• _GIVEN INSTRUCTION_
All lines below must be repeated exactly, with the pictures omitted.

• _RECORDED DATA_
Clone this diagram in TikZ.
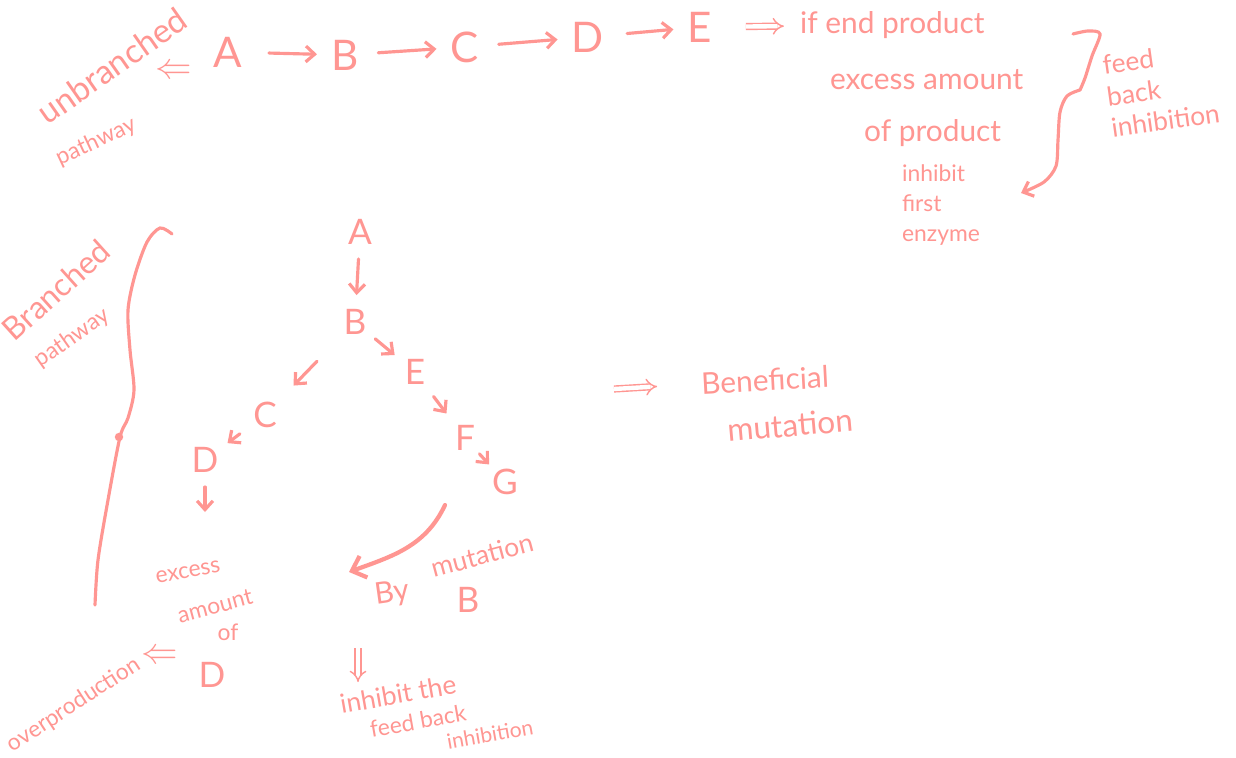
\documentclass[tikz,border=0pt]{standalone}
\usepackage{fontspec}
\setmainfont{Lato}
\usetikzlibrary{arrows.meta,positioning}
\definecolor{ink}{RGB}{255,150,146}

\begin{document}
\begin{tikzpicture}[x=0.02cm, y=-0.02cm, >={Straight Barb[length=5pt,width=9pt]},
  every node/.style={text=ink, inner sep=1pt, font=\fontsize{17}{20}\selectfont},
  letter/.style={font=\fontsize{24}{26}\selectfont},
  tletter/.style={font=\fontsize{20}{22}\selectfont},
  small/.style={font=\fontsize{13}{17}\selectfont},
  arr/.style={draw=ink, line width=1.8pt, ->, line cap=round, shorten <=7pt, shorten >=7pt},
  dbl/.style={draw=ink, line width=0.8pt, double=white, double distance=2.5pt, -{Implies}}]
  \path[use as bounding box, fill=white] (0,0) rectangle (1236,757);

  % unbranched pathway
  \node[rotate=35, font=\fontsize{19}{22}\selectfont] (unbr) at (112,66) {unbranched};
  \node[rotate=25, small] (unpw) at (96,142) {pathway};
  \node[font=\fontsize{20}{22}\selectfont] (unarr) at (174,72) {$\Leftarrow$};
  \node[letter] (uA) at (228,52) {A};
  \node[letter] (uB) at (345,55) {B};
  \node[letter] (uC) at (465,47) {C};
  \node[letter] (uD) at (588,37) {D};
  \node[letter] (uE) at (700,27) {E};
  \draw[arr, shorten <=14pt] (uA) -- (uB);
  \draw[arr, shorten <=10pt] (uB) -- (uC);
  \draw[arr, shorten <=10pt] (uC) -- (uD);
  \draw[arr, shorten <=12pt] (uD) -- (uE);
  \node[anchor=west] (ifend) at (798,25) {if end product};
  \draw[dbl, shorten <=18pt, shorten >=8pt] (uE) -- (ifend);
  \node[anchor=west] (excess) at (828,80) {excess amount};
  \node[anchor=west] (ofprod) at (862,133) {of product};
  \node[small, anchor=west, align=left] (inhfirst) at (900,205) {inhibit\\first\\enzyme};
  \node[rotate=8, align=left, anchor=west, font=\fontsize{15}{18}\selectfont] (fbi) at (1105,97) {feed\\back\\inhibition};
  \draw[ink, line width=1.8pt, line cap=round] plot[smooth] coordinates
    {(1073,34) (1088,31) (1100,34) (1092,56) (1085,78) (1080,90)};
  \draw[ink, line width=1.8pt, line cap=round, ->] plot[smooth] coordinates
    {(1080,90) (1067,96) (1060,112) (1058,140) (1056,166) (1044,182) (1021,193)};

  % branched pathway
  \node[rotate=42, font=\fontsize{18}{20}\selectfont] (brch) at (56,290) {Branched};
  \node[rotate=35, small] (brpw) at (72,338) {pathway};
  \draw[ink, line width=1.8pt, line cap=round] plot[smooth] coordinates
    {(172,234) (160,228) (147,242) (135,275) (128,310) (130,350) (134,390) (128,418) (120,437) (108,500) (98,560) (95,605)};
  \fill[ink] (119,437) circle (2.4pt);
  \node[tletter] (bA) at (360,232) {A};
  \node[tletter] (bB) at (355,322) {B};
  \node[tletter] (bE) at (415,372) {E};
  \node[tletter] (bF) at (465,438) {F};
  \node[tletter] (bG) at (505,482) {G};
  \node[tletter] (bC) at (265,415) {C};
  \node[tletter] (bD) at (205,460) {D};
  \draw[arr] (bA) -- (bB);
  \draw[arr, shorten <=5pt, shorten >=6pt] (bB) -- (bE);
  \draw[arr] (bE) -- (bF);
  \draw[arr, shorten <=2pt, shorten >=2pt] (bF) -- (bG);
  \draw[arr, shorten <=20pt, shorten >=12pt] (bB) -- (bC);
  \draw[arr, shorten <=8pt, shorten >=5pt] (bC) -- (bD);
  \coordinate (dDn) at (205,512);
  \draw[arr, shorten >=0pt] (bD) -- (dDn);
  \node[small, rotate=10] (xs1) at (188,572) {excess};
  \node[small, rotate=15] (xs2) at (215,606) {amount};
  \node[small] (xs3) at (228,632) {of};
  \node[tletter] (xs4) at (212,675) {D};
  \node[small, rotate=33] (ovpr) at (74,705) {overproduction};
  \node[font=\fontsize{20}{22}\selectfont] (ovarr) at (160,657) {$\Leftarrow$};

  % mutation
  \coordinate (cS) at (445,505);
  \coordinate (cT) at (349,572);
  \draw[ink, line width=2.4pt, line cap=round, -{Straight Barb[length=7pt,width=13pt]}] (cS) to[out=-115, in=20] (cT);
  \node[rotate=8] (mBy) at (392,594) {By};
  \node[rotate=15, font=\fontsize{15}{18}\selectfont] (mMut) at (482,555) {mutation};
  \node[tletter] (mB) at (468,600) {B};
  \coordinate (dnS) at (358,648);
  \coordinate (dnT) at (358,682);
  \draw[dbl] (dnS) -- (dnT);
  \node[rotate=10, font=\fontsize{15}{18}\selectfont] (inh1) at (398,694) {inhibit the};
  \node[rotate=10, small] (inh2) at (418,721) {feed back};
  \node[rotate=10, font=\fontsize{12}{14}\selectfont] (inh3) at (490,734) {inhibition};

  % beneficial mutation
  \node[rotate=3] (bene) at (765,380) {Beneficial};
  \node[rotate=5, font=\fontsize{18}{20}\selectfont] (bmut) at (790,425) {mutation};
  \coordinate (bm0) at (614,389);
  \draw[dbl, shorten >=24pt] (bm0) -- (bene);
\end{tikzpicture}
\end{document}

• _EXPECTED ANSWER_
Clone this diagram in TikZ.
\documentclass[tikz,border=0pt]{standalone}
\usepackage{fontspec}
\setmainfont{Lato}
\usetikzlibrary{arrows.meta,positioning}
\definecolor{ink}{RGB}{255,150,146}

\begin{document}
\begin{tikzpicture}[x=0.02cm, y=-0.02cm, >={Straight Barb[length=5pt,width=9pt]},
  every node/.style={text=ink, inner sep=1pt, font=\fontsize{17}{20}\selectfont},
  letter/.style={font=\fontsize{24}{26}\selectfont},
  tletter/.style={font=\fontsize{20}{22}\selectfont},
  small/.style={font=\fontsize{13}{17}\selectfont},
  arr/.style={draw=ink, line width=1.8pt, ->, line cap=round, shorten <=7pt, shorten >=7pt},
  dbl/.style={draw=ink, line width=0.8pt, double=white, double distance=2.5pt, -{Implies}}]
  \path[use as bounding box, fill=white] (0,0) rectangle (1236,757);

  % unbranched pathway
  \node[rotate=35, font=\fontsize{19}{22}\selectfont] (unbr) at (112,66) {unbranched};
  \node[rotate=25, small] (unpw) at (96,142) {pathway};
  \node[font=\fontsize{20}{22}\selectfont] (unarr) at (174,72) {$\Leftarrow$};
  \node[letter] (uA) at (228,52) {A};
  \node[letter] (uB) at (345,55) {B};
  \node[letter] (uC) at (465,47) {C};
  \node[letter] (uD) at (588,37) {D};
  \node[letter] (uE) at (700,27) {E};
  \draw[arr, shorten <=14pt] (uA) -- (uB);
  \draw[arr, shorten <=10pt] (uB) -- (uC);
  \draw[arr, shorten <=10pt] (uC) -- (uD);
  \draw[arr, shorten <=12pt] (uD) -- (uE);
  \node[anchor=west] (ifend) at (798,25) {if end product};
  \draw[dbl, shorten <=18pt, shorten >=8pt] (uE) -- (ifend);
  \node[anchor=west] (excess) at (828,80) {excess amount};
  \node[anchor=west] (ofprod) at (862,133) {of product};
  \node[small, anchor=west, align=left] (inhfirst) at (900,205) {inhibit\\first\\enzyme};
  \node[rotate=8, align=left, anchor=west, font=\fontsize{15}{18}\selectfont] (fbi) at (1105,97) {feed\\back\\inhibition};
  \draw[ink, line width=1.8pt, line cap=round] plot[smooth] coordinates
    {(1073,34) (1088,31) (1100,34) (1092,56) (1085,78) (1080,90)};
  \draw[ink, line width=1.8pt, line cap=round, ->] plot[smooth] coordinates
    {(1080,90) (1067,96) (1060,112) (1058,140) (1056,166) (1044,182) (1021,193)};

  % branched pathway
  \node[rotate=42, font=\fontsize{18}{20}\selectfont] (brch) at (56,290) {Branched};
  \node[rotate=35, small] (brpw) at (72,338) {pathway};
  \draw[ink, line width=1.8pt, line cap=round] plot[smooth] coordinates
    {(172,234) (160,228) (147,242) (135,275) (128,310) (130,350) (134,390) (128,418) (120,437) (108,500) (98,560) (95,605)};
  \fill[ink] (119,437) circle (2.4pt);
  \node[tletter] (bA) at (360,232) {A};
  \node[tletter] (bB) at (355,322) {B};
  \node[tletter] (bE) at (415,372) {E};
  \node[tletter] (bF) at (465,438) {F};
  \node[tletter] (bG) at (505,482) {G};
  \node[tletter] (bC) at (265,415) {C};
  \node[tletter] (bD) at (205,460) {D};
  \draw[arr] (bA) -- (bB);
  \draw[arr, shorten <=5pt, shorten >=6pt] (bB) -- (bE);
  \draw[arr] (bE) -- (bF);
  \draw[arr, shorten <=2pt, shorten >=2pt] (bF) -- (bG);
  \draw[arr, shorten <=20pt, shorten >=12pt] (bB) -- (bC);
  \draw[arr, shorten <=8pt, shorten >=5pt] (bC) -- (bD);
  \coordinate (dDn) at (205,512);
  \draw[arr, shorten >=0pt] (bD) -- (dDn);
  \node[small, rotate=10] (xs1) at (188,572) {excess};
  \node[small, rotate=15] (xs2) at (215,606) {amount};
  \node[small] (xs3) at (228,632) {of};
  \node[tletter] (xs4) at (212,675) {D};
  \node[small, rotate=33] (ovpr) at (74,705) {overproduction};
  \node[font=\fontsize{20}{22}\selectfont] (ovarr) at (160,657) {$\Leftarrow$};

  % mutation
  \coordinate (cS) at (445,505);
  \coordinate (cT) at (349,572);
  \draw[ink, line width=2.4pt, line cap=round, -{Straight Barb[length=7pt,width=13pt]}] (cS) to[out=-115, in=20] (cT);
  \node[rotate=8] (mBy) at (392,594) {By};
  \node[rotate=15, font=\fontsize{15}{18}\selectfont] (mMut) at (482,555) {mutation};
  \node[tletter] (mB) at (468,600) {B};
  \coordinate (dnS) at (358,648);
  \coordinate (dnT) at (358,682);
  \draw[dbl] (dnS) -- (dnT);
  \node[rotate=10, font=\fontsize{15}{18}\selectfont] (inh1) at (398,694) {inhibit the};
  \node[rotate=10, small] (inh2) at (418,721) {feed back};
  \node[rotate=10, font=\fontsize{12}{14}\selectfont] (inh3) at (490,734) {inhibition};

  % beneficial mutation
  \node[rotate=3] (bene) at (765,380) {Beneficial};
  \node[rotate=5, font=\fontsize{18}{20}\selectfont] (bmut) at (790,425) {mutation};
  \coordinate (bm0) at (614,389);
  \draw[dbl, shorten >=24pt] (bm0) -- (bene);
\end{tikzpicture}
\end{document}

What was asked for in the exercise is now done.